A dedicated educator, Chung has graduated nearly 40 PhD students and received the Teacher of the Year award from the engineering society Tau Beta Pi.

To help inspire young people to pursue science careers, she served as the editor for the book series, “The Road to Scientific Success: Inspiring Life Stories of Prominent Researchers”. Chung has also authored or co-authored over 600 journal articles and has authored multiple books, including “Functional Materials,” “Carbon Materials” and “Composite Materials.”

Ann Bisantz.

Ann Bisantz

Bisantz is a past chair of the Department of Industrial and Systems Engineering where she led successful undergraduate accreditation efforts, developed new undergraduate and graduate programs and increased the size and diversity of the faculty.

As dean of undergraduate education at UB, Bisantz oversees academic policies and curriculum management to help all undergraduate students at UB achieve academic success.
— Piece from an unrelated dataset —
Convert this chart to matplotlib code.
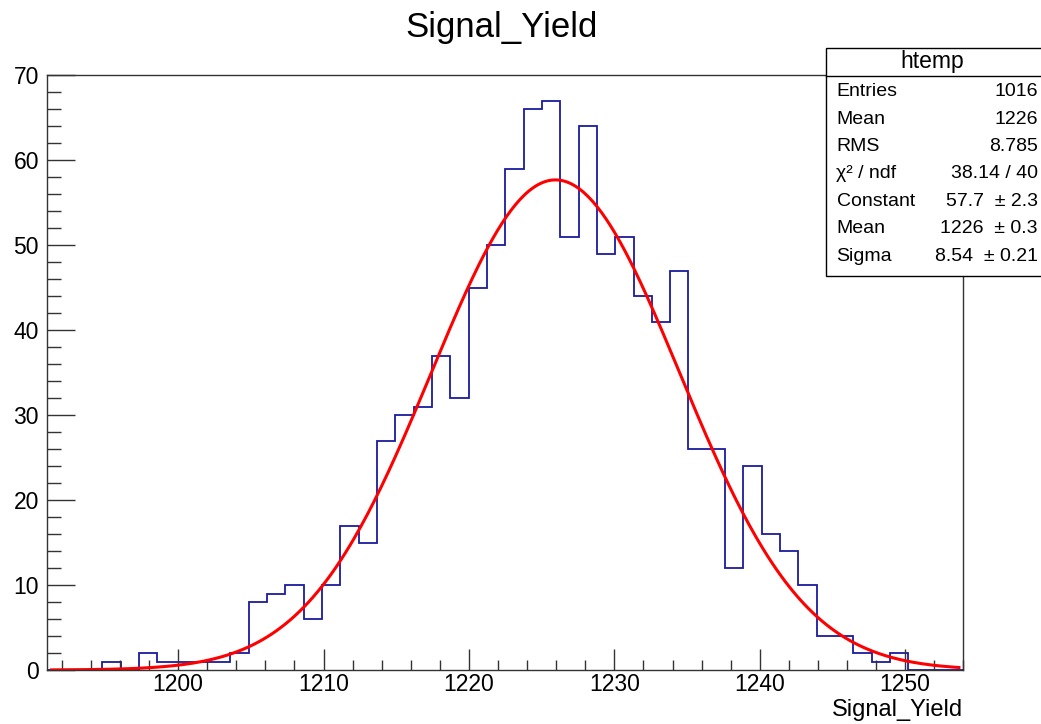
import numpy as np
import matplotlib
matplotlib.use("Agg")
import matplotlib.pyplot as plt
from matplotlib.ticker import MultipleLocator

plt.rcParams['font.family'] = ['Liberation Sans', 'DejaVu Sans']

# histogram binning (50 bins) and counts
x_min, x_max, n_bins = 1191.0, 1254.0, 50
counts = [0, 0, 0, 1, 0, 2, 1, 1, 1, 1,
          2, 8, 9, 10, 6, 10, 17, 15, 27, 30,
          31, 37, 32, 45, 50, 59, 66, 67, 51, 64,
          49, 51, 44, 41, 47, 26, 26, 12, 24, 16,
          14, 10, 4, 4, 2, 1, 2, 0, 0, 0]

# gaussian fit parameters from the stats box
fit_const, fit_mean, fit_sigma = 57.7, 1225.95, 8.54

stat_labels = ["Entries", "Mean", "RMS", "\u03c7\u00b2 / ndf", "Constant", "Mean", "Sigma"]
stat_values = ["1016", "1226", "8.785", "38.14 / 40", "57.7  \u00b1 2.3", "1226  \u00b1 0.3", "8.54  \u00b1 0.21"]

W, H = 1041, 724
fig = plt.figure(figsize=(W / 100, H / 100), dpi=100)
ax = fig.add_axes([47.3 / W, 1 - 670 / H, (963.3 - 47.3) / W, (670 - 75) / H])

edges = np.linspace(x_min, x_max, n_bins + 1)
ax.stairs(counts, edges, color='#1a1a9e', linewidth=1.3, baseline=0)

xs = np.linspace(x_min + 0.3, x_max - 0.3, 400)
ax.plot(xs, fit_const * np.exp(-0.5 * ((xs - fit_mean) / fit_sigma) ** 2),
        color='#ff0000', linewidth=2.2)

ax.set_xlim(x_min, x_max)
ax.set_ylim(0, 70.05)

ax.xaxis.set_major_locator(MultipleLocator(10))
ax.xaxis.set_minor_locator(MultipleLocator(2))
ax.yaxis.set_major_locator(MultipleLocator(10))
ax.yaxis.set_minor_locator(MultipleLocator(2))
ax.tick_params(which='both', direction='in', top=False, right=False, width=1, color='#333333')
ax.tick_params(axis='x', which='major', length=15, pad=2, labelsize=16.5)
ax.tick_params(axis='x', which='minor', length=7.5)
ax.tick_params(axis='y', which='major', length=20, pad=6, labelsize=16.5)
ax.tick_params(axis='y', which='minor', length=10)
for s in ax.spines.values():
    s.set_linewidth(1)
    s.set_color('#333333')

fig.text(501.7 / W, 1 - 36.7 / H, "Signal_Yield", fontsize=25, ha='center', va='baseline')
fig.text(963 / W, 1 - 716 / H, "Signal_Yield", fontsize=17, ha='right', va='baseline')

# stats box
bx0, bx1, by0, by1 = 825.5, 1045, 48.3, 276.5
box = plt.Rectangle((bx0 / W, 1 - by1 / H), (bx1 - bx0) / W, (by1 - by0) / H,
                    transform=fig.transFigure, facecolor='white', edgecolor='black',
                    linewidth=1, zorder=5)
fig.patches.append(box)
fig.add_artist(plt.Line2D([bx0 / W, 1], [1 - 75.7 / H] * 2, color='black',
                          linewidth=1, transform=fig.transFigure, zorder=6))
fig.text(932 / W, 1 - 61.5 / H, "htemp", fontsize=16.5, ha='center', va='center', zorder=7)
for i, (lab, val) in enumerate(zip(stat_labels, stat_values)):
    y = 1 - (91.7 + i * 27.4) / H
    fig.text(836.5 / W, y, lab, fontsize=14, ha='left', va='center', zorder=7)
    fig.text(1038 / W, y, val, fontsize=14, ha='right', va='center', zorder=7)

fig.savefig("out.png", dpi=100, facecolor='white')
She also provides leadership for campus-wide undergraduate advising, and oversight of the Exploratory and Pre-Professional Advising Center and the Finish in 4 program, providing support to keep students on track to graduate in four years.

Bisantz was the recipient of a National Science Foundation CAREER Award and the SUNY Chancellors Award for Excellence in Scholarship and Creative Activities. She is a pioneer in the fields of human factor engineering and cognitive engineering, which uses cognitive psychology and systems engineering methods to support or improve user cognitive processes and system safety.

Her research areas research work to understand aspects of human trust in automated systems, particularly those in complex human technology work environments, including health care, military systems, transportation and emergency management.

In 2020, she was named the Woman Mentor of the Year by the Human Factors and Ergonomics Society, recognizing her extensive history of mentoring, sponsoring or otherwise advancing female professionals in the field of human factors. She was named a fellow of the society in 2013, and she received its Paul M. Fitts Education Award for exceptional contributions to the education and training of human factor specialists in 2017. She is also on the steering committee for UB’s Women in Science and Engineering program.

Bisantz came to UB in 1997 after earning her PhD in industrial engineering and cognitive science from the Georgia Institute of Technology. She earned her bachelor’s and master’s degrees in industrial engineering from UB in 1989 and 1991, respectively.